The Chemical Facility Anti-Terrorism Standards (CFATS) were set by the Department of Homeland Security (DHS) and authorized by Congress in 2007. President Obama signed them into law on December 19, 2014. The law centers around the Terrorist Attacks Act of 2014, which was designed to protect and secure chemical facilities from the threat of terrorist strikes.
Since last fall, a new methodology for determining which facilities are high-risk has been rolled out by the DHS. All facilities that previously reported to the DHS are resubmitting their information to be processed using this streamlined, well-informed risk assessment.
Here’s what chemical facilities should know about CFATS requirements:
- Facilities required to comply with at least some provisions of the CFATS regulation are: chemical manufacturing, storage and distribution; energy and utilities; agriculture and food; paints and coatings; explosives; mining; electronics; plastics; and healthcare.

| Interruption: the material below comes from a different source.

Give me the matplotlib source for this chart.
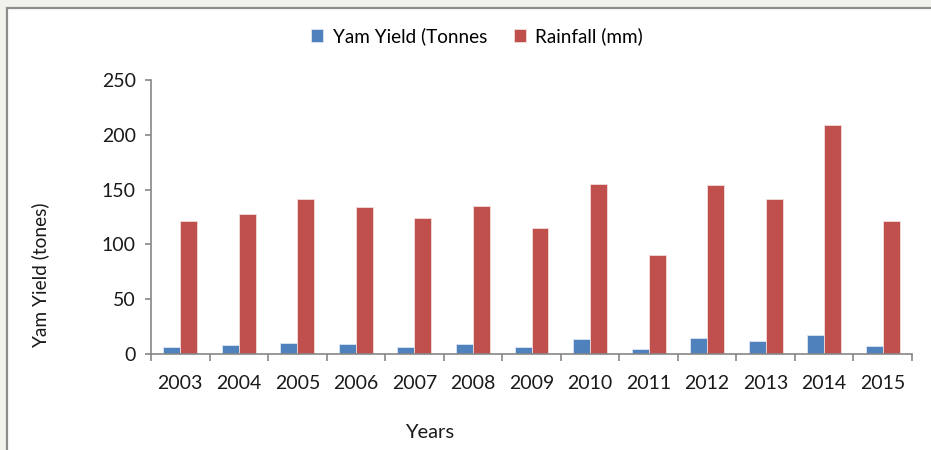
import numpy as np
import matplotlib.pyplot as plt
from matplotlib.patches import Rectangle
from matplotlib.ticker import FixedLocator

years = ["2003", "2004", "2005", "2006", "2007", "2008", "2009",
         "2010", "2011", "2012", "2013", "2014", "2015"]
yam_yield = [6.7, 8.5, 10.3, 9.4, 6.7, 9.4, 6.0, 13.4, 4.9, 14.3, 11.6, 17.0, 7.0]
rainfall = [121, 128, 141, 134, 124, 135, 115, 155, 90, 154, 141, 208.5, 121]

BLUE = "#4F81BD"
RED = "#C0504D"
AXIS_GRAY = "#868686"

plt.rcParams["font.family"] = ["Lato", "DejaVu Sans"]

fig = plt.figure(figsize=(9.31, 4.5), dpi=100)
fig.patch.set_facecolor("#F2F2EC")
# white chart frame with grey border (right/bottom edges run off the image)
fig.patches.append(Rectangle((7 / 931, -0.05), 1.1, (450 - 8) / 450 + 0.05,
                             transform=fig.transFigure, facecolor="white",
                             edgecolor="#8C8C8C", linewidth=1.6, zorder=-10))

ax = fig.add_axes([151 / 931, 96 / 450, (912 - 151) / 931, (354 - 80) / 450])
ax.set_zorder(2)
ax.patch.set_alpha(0)

x = np.arange(len(years))
w = 0.29
ax.bar(x - w / 2, yam_yield, w, color=BLUE, edgecolor="#DCE6F2", linewidth=0.6,
       label="Yam Yield (Tonnes")
ax.bar(x + w / 2, rainfall, w, color=RED, edgecolor="#F2DCDB", linewidth=0.6,
       label="Rainfall (mm)")

ax.set_xlim(-0.5, len(years) - 0.5)
ax.set_ylim(0, 250)
ax.set_yticks([0, 50, 100, 150, 200, 250])
ax.set_xticks(x)
ax.set_xticklabels(years)
ax.xaxis.set_minor_locator(FixedLocator(np.arange(-0.5, len(years), 1.0)))

for s in ["top", "right"]:
    ax.spines[s].set_visible(False)
for s in ["left", "bottom"]:
    ax.spines[s].set_color(AXIS_GRAY)
    ax.spines[s].set_linewidth(1.2)

ax.tick_params(axis="x", which="major", length=0, pad=15, labelsize=14, colors="#1a1a1a")
ax.tick_params(axis="x", which="minor", length=5, width=1.2, color=AXIS_GRAY)
ax.tick_params(axis="y", length=4, width=1.2, color=AXIS_GRAY, pad=7,
               labelsize=14, labelcolor="#1a1a1a")

fig.text(40 / 931, 1 - 275 / 450, "Yam Yield (tones)", rotation=90,
         ha="center", va="center", fontsize=13.8, color="#1a1a1a")
fig.text(430 / 931, 1 - 433 / 450, "Years", ha="center", va="center",
         fontsize=14.5, color="#1a1a1a")

fig.legend(loc="center", bbox_to_anchor=(477 / 931, 1 - 36 / 450), ncol=2,
           frameon=False, fontsize=13.6, handlelength=0.65, handleheight=0.65,
           handletextpad=0.5, columnspacing=1.4)

fig.savefig("out.png", dpi=100, facecolor=fig.get_facecolor())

- Transportation Worker Identification Credential (TWIC) cards are another DHS-issued security credential approved to cover this requirement.
- DHS requires CFATS-regulated facilities to conduct a background check that includes the following four measures:
- Measures designed to verify and validate identity
- Measures designed to check criminal history
- Measures designed to verify and validate legal authorization to work
- Measures designed to identify people with terrorist ties (a check of the Terrorist Screening Database (TSDB). This is a governmental function and is not available to DISA.